## [GIVEN INSTRUCTION]
Without including any images, repeat the data exactly.

## [DATA LINES]
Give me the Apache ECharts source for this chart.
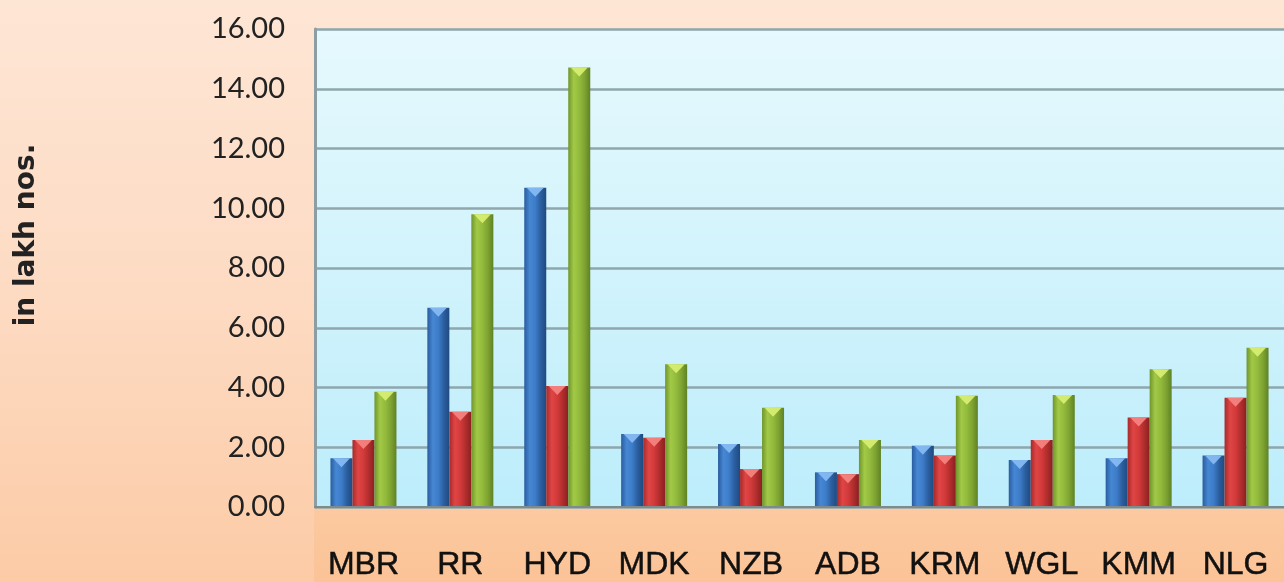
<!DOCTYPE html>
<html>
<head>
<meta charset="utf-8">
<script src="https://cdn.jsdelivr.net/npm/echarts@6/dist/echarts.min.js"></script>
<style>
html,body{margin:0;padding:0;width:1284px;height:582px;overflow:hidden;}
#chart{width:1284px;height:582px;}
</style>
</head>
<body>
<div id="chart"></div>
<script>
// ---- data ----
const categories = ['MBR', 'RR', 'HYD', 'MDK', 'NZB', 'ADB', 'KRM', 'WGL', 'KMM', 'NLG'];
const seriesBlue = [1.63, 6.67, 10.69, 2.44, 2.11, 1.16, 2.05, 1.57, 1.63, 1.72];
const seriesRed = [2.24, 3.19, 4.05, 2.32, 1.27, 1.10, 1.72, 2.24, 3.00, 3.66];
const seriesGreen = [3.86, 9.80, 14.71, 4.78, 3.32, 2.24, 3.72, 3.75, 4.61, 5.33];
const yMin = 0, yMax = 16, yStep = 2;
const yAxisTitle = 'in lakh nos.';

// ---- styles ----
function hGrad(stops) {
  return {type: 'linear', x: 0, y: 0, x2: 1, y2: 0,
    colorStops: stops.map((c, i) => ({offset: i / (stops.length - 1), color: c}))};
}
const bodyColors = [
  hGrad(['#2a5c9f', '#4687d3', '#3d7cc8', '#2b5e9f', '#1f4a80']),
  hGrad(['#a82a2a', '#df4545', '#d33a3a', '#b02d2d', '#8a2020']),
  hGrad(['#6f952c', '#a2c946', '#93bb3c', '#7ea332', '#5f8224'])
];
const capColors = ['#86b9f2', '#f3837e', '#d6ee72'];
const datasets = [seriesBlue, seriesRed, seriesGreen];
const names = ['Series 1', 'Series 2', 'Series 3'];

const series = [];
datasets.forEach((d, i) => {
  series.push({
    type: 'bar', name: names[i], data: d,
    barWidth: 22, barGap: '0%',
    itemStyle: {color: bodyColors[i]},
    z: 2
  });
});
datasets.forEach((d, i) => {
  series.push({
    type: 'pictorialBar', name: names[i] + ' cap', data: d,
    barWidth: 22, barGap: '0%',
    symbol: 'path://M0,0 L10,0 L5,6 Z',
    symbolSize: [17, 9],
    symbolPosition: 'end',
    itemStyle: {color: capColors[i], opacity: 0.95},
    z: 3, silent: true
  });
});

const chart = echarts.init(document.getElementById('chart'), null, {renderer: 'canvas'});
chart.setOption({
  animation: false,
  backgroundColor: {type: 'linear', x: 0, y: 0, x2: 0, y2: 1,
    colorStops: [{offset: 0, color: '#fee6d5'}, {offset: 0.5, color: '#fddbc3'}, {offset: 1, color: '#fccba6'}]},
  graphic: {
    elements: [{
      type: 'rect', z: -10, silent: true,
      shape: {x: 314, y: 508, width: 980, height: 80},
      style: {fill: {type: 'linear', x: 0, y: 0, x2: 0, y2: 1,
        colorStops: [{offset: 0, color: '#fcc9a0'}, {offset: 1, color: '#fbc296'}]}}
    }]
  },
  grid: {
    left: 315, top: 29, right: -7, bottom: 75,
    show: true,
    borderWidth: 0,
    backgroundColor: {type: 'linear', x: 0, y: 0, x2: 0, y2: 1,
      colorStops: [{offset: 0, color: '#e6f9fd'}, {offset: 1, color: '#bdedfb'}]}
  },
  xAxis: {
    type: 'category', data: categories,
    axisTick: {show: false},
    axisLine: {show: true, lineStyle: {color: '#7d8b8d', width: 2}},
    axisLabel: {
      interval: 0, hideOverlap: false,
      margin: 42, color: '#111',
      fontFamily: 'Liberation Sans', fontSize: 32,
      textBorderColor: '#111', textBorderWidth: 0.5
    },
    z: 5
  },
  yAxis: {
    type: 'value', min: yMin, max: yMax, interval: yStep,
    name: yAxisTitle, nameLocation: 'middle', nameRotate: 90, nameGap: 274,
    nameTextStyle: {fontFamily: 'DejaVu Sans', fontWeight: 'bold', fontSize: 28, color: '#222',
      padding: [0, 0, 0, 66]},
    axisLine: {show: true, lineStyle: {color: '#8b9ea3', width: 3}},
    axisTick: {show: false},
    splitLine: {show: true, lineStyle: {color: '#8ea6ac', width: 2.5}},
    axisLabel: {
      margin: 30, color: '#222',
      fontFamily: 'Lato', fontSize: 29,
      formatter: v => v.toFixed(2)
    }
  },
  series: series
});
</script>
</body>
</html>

## [SOLUTION]
Give me the Apache ECharts source for this chart.
<!DOCTYPE html>
<html>
<head>
<meta charset="utf-8">
<script src="https://cdn.jsdelivr.net/npm/echarts@6/dist/echarts.min.js"></script>
<style>
html,body{margin:0;padding:0;width:1284px;height:582px;overflow:hidden;}
#chart{width:1284px;height:582px;}
</style>
</head>
<body>
<div id="chart"></div>
<script>
// ---- data ----
const categories = ['MBR', 'RR', 'HYD', 'MDK', 'NZB', 'ADB', 'KRM', 'WGL', 'KMM', 'NLG'];
const seriesBlue = [1.63, 6.67, 10.69, 2.44, 2.11, 1.16, 2.05, 1.57, 1.63, 1.72];
const seriesRed = [2.24, 3.19, 4.05, 2.32, 1.27, 1.10, 1.72, 2.24, 3.00, 3.66];
const seriesGreen = [3.86, 9.80, 14.71, 4.78, 3.32, 2.24, 3.72, 3.75, 4.61, 5.33];
const yMin = 0, yMax = 16, yStep = 2;
const yAxisTitle = 'in lakh nos.';

// ---- styles ----
function hGrad(stops) {
  return {type: 'linear', x: 0, y: 0, x2: 1, y2: 0,
    colorStops: stops.map((c, i) => ({offset: i / (stops.length - 1), color: c}))};
}
const bodyColors = [
  hGrad(['#2a5c9f', '#4687d3', '#3d7cc8', '#2b5e9f', '#1f4a80']),
  hGrad(['#a82a2a', '#df4545', '#d33a3a', '#b02d2d', '#8a2020']),
  hGrad(['#6f952c', '#a2c946', '#93bb3c', '#7ea332', '#5f8224'])
];
const capColors = ['#86b9f2', '#f3837e', '#d6ee72'];
const datasets = [seriesBlue, seriesRed, seriesGreen];
const names = ['Series 1', 'Series 2', 'Series 3'];

const series = [];
datasets.forEach((d, i) => {
  series.push({
    type: 'bar', name: names[i], data: d,
    barWidth: 22, barGap: '0%',
    itemStyle: {color: bodyColors[i]},
    z: 2
  });
});
datasets.forEach((d, i) => {
  series.push({
    type: 'pictorialBar', name: names[i] + ' cap', data: d,
    barWidth: 22, barGap: '0%',
    symbol: 'path://M0,0 L10,0 L5,6 Z',
    symbolSize: [17, 9],
    symbolPosition: 'end',
    itemStyle: {color: capColors[i], opacity: 0.95},
    z: 3, silent: true
  });
});

const chart = echarts.init(document.getElementById('chart'), null, {renderer: 'canvas'});
chart.setOption({
  animation: false,
  backgroundColor: {type: 'linear', x: 0, y: 0, x2: 0, y2: 1,
    colorStops: [{offset: 0, color: '#fee6d5'}, {offset: 0.5, color: '#fddbc3'}, {offset: 1, color: '#fccba6'}]},
  graphic: {
    elements: [{
      type: 'rect', z: -10, silent: true,
      shape: {x: 314, y: 508, width: 980, height: 80},
      style: {fill: {type: 'linear', x: 0, y: 0, x2: 0, y2: 1,
        colorStops: [{offset: 0, color: '#fcc9a0'}, {offset: 1, color: '#fbc296'}]}}
    }]
  },
  grid: {
    left: 315, top: 29, right: -7, bottom: 75,
    show: true,
    borderWidth: 0,
    backgroundColor: {type: 'linear', x: 0, y: 0, x2: 0, y2: 1,
      colorStops: [{offset: 0, color: '#e6f9fd'}, {offset: 1, color: '#bdedfb'}]}
  },
  xAxis: {
    type: 'category', data: categories,
    axisTick: {show: false},
    axisLine: {show: true, lineStyle: {color: '#7d8b8d', width: 2}},
    axisLabel: {
      interval: 0, hideOverlap: false,
      margin: 42, color: '#111',
      fontFamily: 'Liberation Sans', fontSize: 32,
      textBorderColor: '#111', textBorderWidth: 0.5
    },
    z: 5
  },
  yAxis: {
    type: 'value', min: yMin, max: yMax, interval: yStep,
    name: yAxisTitle, nameLocation: 'middle', nameRotate: 90, nameGap: 274,
    nameTextStyle: {fontFamily: 'DejaVu Sans', fontWeight: 'bold', fontSize: 28, color: '#222',
      padding: [0, 0, 0, 66]},
    axisLine: {show: true, lineStyle: {color: '#8b9ea3', width: 3}},
    axisTick: {show: false},
    splitLine: {show: true, lineStyle: {color: '#8ea6ac', width: 2.5}},
    axisLabel: {
      margin: 30, color: '#222',
      fontFamily: 'Lato', fontSize: 29,
      formatter: v => v.toFixed(2)
    }
  },
  series: series
});
</script>
</body>
</html>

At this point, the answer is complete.